Sadat was succeeded by his vice president Hosni Mubarak, whose hand was injured during the attack. Sadat's funeral was attended by a record number of dignitaries from around the world, including a rare simultaneous attendance by three former US presidents: Gerald Ford, Jimmy Carter and Richard Nixon. Sudan's President Jaafar Nimeiry was the only Arab head of state to attend the funeral. Only 3 of 24 states in the Arab League – Oman, Somalia and Sudan – sent representatives at all. Sadat was buried in the unknown soldier memorial in Cairo, across the street from the stand where he was assassinated.
Over three hundred Islamic radicals were indicted in the trial of assassin Khalid Islambouli, including Ayman al-Zawahiri, Omar Abdel Rahman and Abd al-Hamid Kishk. The trial was covered by the international press and Zawahiri's knowledge of English made him the de facto spokesman for the defendants.

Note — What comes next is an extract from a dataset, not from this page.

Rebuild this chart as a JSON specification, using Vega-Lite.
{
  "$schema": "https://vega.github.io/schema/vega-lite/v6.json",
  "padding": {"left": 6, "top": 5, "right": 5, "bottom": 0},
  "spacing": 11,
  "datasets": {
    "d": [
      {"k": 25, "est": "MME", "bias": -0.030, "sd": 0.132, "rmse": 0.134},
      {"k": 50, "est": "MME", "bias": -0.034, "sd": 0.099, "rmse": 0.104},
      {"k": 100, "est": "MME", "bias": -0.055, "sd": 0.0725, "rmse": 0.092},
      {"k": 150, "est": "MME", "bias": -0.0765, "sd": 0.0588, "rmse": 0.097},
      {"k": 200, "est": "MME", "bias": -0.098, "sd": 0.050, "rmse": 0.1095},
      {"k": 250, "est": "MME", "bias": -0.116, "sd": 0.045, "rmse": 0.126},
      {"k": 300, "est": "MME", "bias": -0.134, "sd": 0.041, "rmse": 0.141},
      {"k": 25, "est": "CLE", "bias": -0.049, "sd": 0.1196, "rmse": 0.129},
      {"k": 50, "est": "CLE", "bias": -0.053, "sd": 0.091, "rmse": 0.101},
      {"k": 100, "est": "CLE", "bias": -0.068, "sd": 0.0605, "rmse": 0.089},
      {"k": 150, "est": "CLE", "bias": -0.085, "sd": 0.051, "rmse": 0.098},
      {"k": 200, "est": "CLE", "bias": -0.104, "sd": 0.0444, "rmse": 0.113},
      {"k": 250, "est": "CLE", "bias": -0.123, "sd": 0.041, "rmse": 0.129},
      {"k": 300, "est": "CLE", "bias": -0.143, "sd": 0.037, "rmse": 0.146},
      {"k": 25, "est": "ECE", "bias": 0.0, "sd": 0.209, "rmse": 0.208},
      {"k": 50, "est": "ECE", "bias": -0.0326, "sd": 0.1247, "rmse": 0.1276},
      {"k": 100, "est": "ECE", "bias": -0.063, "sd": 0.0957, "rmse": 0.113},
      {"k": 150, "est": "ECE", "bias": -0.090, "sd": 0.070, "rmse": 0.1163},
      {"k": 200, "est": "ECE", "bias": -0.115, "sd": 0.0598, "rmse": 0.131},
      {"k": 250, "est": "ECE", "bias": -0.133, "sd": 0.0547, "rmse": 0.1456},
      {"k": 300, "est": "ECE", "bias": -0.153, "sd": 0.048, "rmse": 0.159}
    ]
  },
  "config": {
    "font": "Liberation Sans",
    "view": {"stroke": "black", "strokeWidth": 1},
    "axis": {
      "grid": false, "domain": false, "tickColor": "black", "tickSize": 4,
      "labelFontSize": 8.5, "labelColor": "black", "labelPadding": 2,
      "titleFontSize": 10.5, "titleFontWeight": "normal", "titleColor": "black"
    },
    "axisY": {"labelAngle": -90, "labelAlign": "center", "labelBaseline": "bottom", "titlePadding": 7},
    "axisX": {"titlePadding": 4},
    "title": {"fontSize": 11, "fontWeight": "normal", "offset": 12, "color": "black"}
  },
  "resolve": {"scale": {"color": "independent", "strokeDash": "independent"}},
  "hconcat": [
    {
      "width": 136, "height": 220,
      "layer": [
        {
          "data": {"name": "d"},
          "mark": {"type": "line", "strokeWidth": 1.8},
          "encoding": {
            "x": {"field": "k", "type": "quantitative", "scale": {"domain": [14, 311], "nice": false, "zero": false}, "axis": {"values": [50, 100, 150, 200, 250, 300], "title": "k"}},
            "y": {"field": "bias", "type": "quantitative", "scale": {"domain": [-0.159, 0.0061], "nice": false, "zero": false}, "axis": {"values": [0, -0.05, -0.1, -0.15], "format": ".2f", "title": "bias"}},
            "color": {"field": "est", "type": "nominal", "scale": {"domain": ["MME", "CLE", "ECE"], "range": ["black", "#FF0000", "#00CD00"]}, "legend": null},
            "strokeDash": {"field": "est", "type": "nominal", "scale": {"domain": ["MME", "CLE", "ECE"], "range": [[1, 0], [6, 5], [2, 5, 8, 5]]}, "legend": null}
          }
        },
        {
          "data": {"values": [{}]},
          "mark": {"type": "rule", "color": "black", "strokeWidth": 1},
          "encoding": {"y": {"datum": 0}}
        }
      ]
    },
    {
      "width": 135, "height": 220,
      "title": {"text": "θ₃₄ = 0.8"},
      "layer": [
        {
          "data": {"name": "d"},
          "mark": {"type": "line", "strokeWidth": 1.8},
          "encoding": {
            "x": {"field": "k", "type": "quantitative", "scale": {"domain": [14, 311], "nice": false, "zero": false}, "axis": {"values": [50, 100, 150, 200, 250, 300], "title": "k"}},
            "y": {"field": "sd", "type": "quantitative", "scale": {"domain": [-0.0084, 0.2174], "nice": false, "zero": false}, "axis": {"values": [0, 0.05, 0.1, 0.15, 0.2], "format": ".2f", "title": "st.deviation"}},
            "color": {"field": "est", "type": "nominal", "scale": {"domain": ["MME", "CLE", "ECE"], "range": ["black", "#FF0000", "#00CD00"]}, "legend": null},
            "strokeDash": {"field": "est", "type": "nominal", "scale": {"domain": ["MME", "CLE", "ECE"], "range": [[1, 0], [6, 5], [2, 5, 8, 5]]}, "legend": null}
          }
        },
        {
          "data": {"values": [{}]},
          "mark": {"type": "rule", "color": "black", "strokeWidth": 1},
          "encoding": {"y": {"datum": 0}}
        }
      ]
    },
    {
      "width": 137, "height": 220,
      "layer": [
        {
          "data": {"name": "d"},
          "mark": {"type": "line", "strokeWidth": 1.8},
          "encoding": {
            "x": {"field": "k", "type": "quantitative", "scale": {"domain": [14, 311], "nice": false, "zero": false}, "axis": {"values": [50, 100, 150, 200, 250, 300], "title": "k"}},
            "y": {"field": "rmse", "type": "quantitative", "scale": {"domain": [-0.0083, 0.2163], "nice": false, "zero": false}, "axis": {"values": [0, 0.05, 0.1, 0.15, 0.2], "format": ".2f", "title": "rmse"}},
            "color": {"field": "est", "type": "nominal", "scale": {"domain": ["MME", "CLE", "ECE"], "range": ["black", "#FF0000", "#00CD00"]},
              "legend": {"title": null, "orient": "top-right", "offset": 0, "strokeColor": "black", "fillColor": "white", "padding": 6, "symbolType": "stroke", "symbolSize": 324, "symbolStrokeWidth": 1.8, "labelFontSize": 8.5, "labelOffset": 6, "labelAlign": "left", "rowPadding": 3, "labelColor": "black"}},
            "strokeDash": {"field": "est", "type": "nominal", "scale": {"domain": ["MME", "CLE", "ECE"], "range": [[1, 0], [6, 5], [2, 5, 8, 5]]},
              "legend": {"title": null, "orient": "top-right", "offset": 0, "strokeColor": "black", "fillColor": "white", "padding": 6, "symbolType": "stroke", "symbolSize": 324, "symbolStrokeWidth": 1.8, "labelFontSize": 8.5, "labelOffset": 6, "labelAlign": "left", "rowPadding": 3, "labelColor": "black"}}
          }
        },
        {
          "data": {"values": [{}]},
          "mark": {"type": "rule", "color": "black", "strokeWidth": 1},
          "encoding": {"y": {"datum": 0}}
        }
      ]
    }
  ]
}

Zawahiri was released from prison in 1984. His brother Muhammad al-Zawahiri was imprisoned from 2000 until 17 March 2011, and then re-arrested on 20 March 2011. Abboud al-Zomor and Tareq al-Zomor, two Islamic Jihad leaders imprisoned in connection with the assassination, were released on 11 March 2011. Despite these facts, the nephew of the late president, Talaat al-Sadat, claimed that the assassination was an international conspiracy. On 31 October 2006, he was sentenced to a year in prison for defaming Egypt's armed forces, less than a month after he gave the interview accusing Egyptian generals of masterminding his uncle's assassination. In an interview with a Saudi television channel, he also claimed both the United States and Israel were involved: "No one from the special personal protection group of the late president fired a single shot during the killing, and not one of them has been put on trial," he said.